The difficulties of effectively modeling social systems come in part from the complexities and fuzziness of the fifteen factors – but also from some ‘systems thinking ‘ habits we can’t seem to escape when we are talking about this: ‘connecting the dots’, or ‘what’s causing what?’, for example, implies that a question of the kind Steve Wallis is asking is adequately answered when we can draw a line (us, nonlinearists, drawing lines?!! Can’t be! Thar oughta be a law!) between two dots.
The inadequacy of this may be hinted at by considering that a ‘causal’ relationship between two ‘dots’ may occur according to some time delay (the kind simulations rely upon so the effect of a change in one variable will only be seen after one or ore time intervals…) – but the information about that change may be spread almost instantaneously, as an expanding ‘field’, not just one line, throughout the entire system, where it will trigger actions by other agents to counteract, take advantage of, or otherwise react to the anticipated ‘real’ effect.
The items #6 and #12 in the list that mention time scale issues may require expansion and refinement. Of course, these relationships (also depending on decisions on the part of such agents to do something, or not, and how strongly, that may affect other things throughout the system, are so difficult to predict and measure that including them in the model would arguably make it so complicated as to become virtually useless.

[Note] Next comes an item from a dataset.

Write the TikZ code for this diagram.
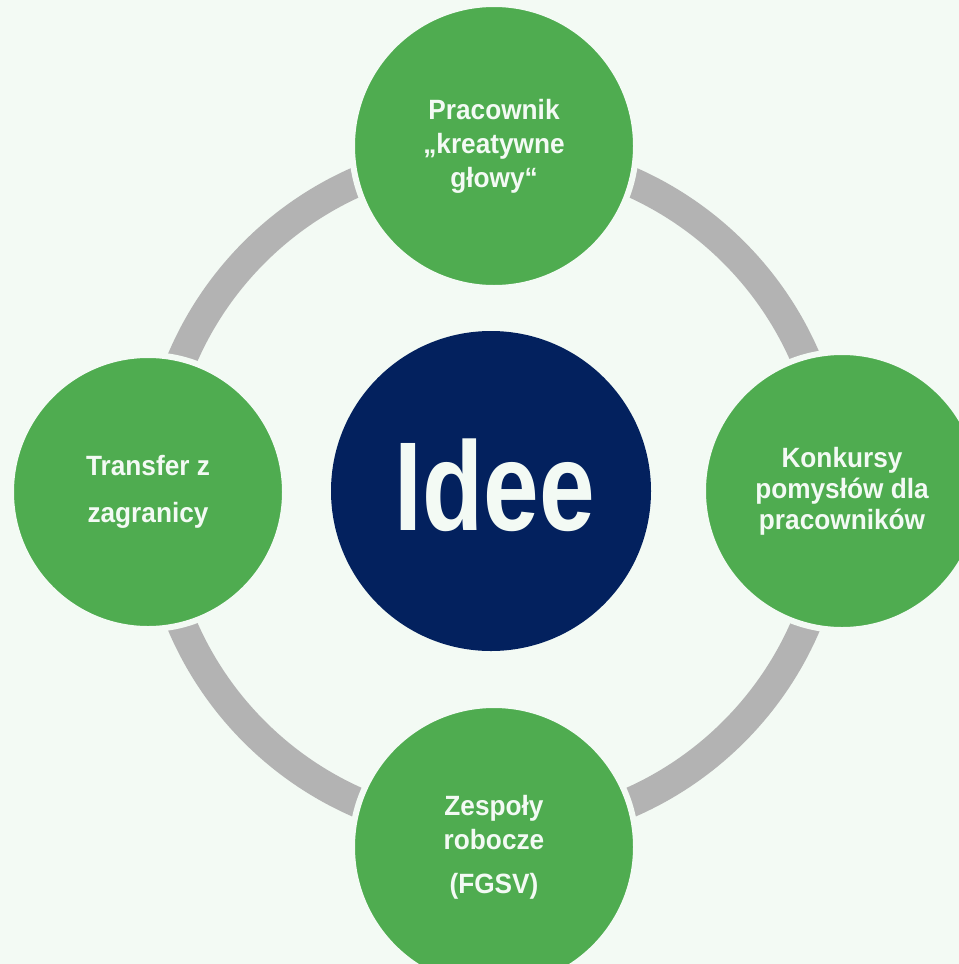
\documentclass[tikz,border=0pt]{standalone}
\usepackage{fontspec}
\setmainfont{Liberation Sans}
\newfontfamily\labelfont[FakeStretch=0.94]{Liberation Sans}
\newfontfamily\titlefont[FakeStretch=0.79]{Liberation Sans}
\definecolor{paper}{HTML}{F3FAF4}
\definecolor{leaf}{HTML}{4FAC50}
\definecolor{navy}{HTML}{03215E}
\definecolor{ringgray}{HTML}{B3B3B3}
\tikzset{
	source/.style={circle,fill=leaf,draw=paper,line width=6bp,inner sep=0pt,
		minimum size=#1,text=paper,align=center,
		font=\labelfont\bfseries\fontsize{28}{34}\selectfont},
}
\begin{document}
\begin{tikzpicture}[x=1bp,y=-1bp]
				\fill[paper] (0,0) rectangle (959,964);
				\useasboundingbox (0,0) rectangle (959,964);
				\draw[ringgray,line width=30bp] (494,492) circle[radius=339];
				\node[circle,fill=navy,inner sep=0pt,minimum size=320bp] (idee) at (491,491) {};
				\node[anchor=center,text=paper] (ideetext) at (495,485)
					{\titlefont\bfseries\fontsize{127}{130}\selectfont Idee};
				\node[source=284bp] (pracownik) at (494,146)
					{Pracownik\\„kreatywne\\głowy“};
				\node[source=274bp] (transfer) at (148,492)
					{Transfer z\\[13bp]zagranicy};
				\node[source=278bp] (konkursy) at (842,491)
					{Konkursy\\[-3bp]pomysłów dla\\[-3bp]pracowników};
				\node[source=284bp] (zespoly) at (494,847)
					{Zespoły\\robocze\\[10bp](FGSV)};
			\end{tikzpicture}
\end{document}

Thanks for your comments, Thorbjoern! Causality and accountability in complex systems is an open issue for me. It encompasses, in my view, how chains of influence (including informational ones) spread and structure vital parts of a system. So your feedback makes perfect sense. Thanks again.
I like the “Mencken Syndrome” – I am curious about how these 15 are connected. Which ones cause changes in others?
Dr. Steve, thanks for your comment. Two major methods do a great job of connecting these complexity dots, in my view: system dynamics and agent-based modelling. But we can identify these characteristics (in a qualitative fashion) in virtually all complex social problems, such as corruption, climate change and traffic.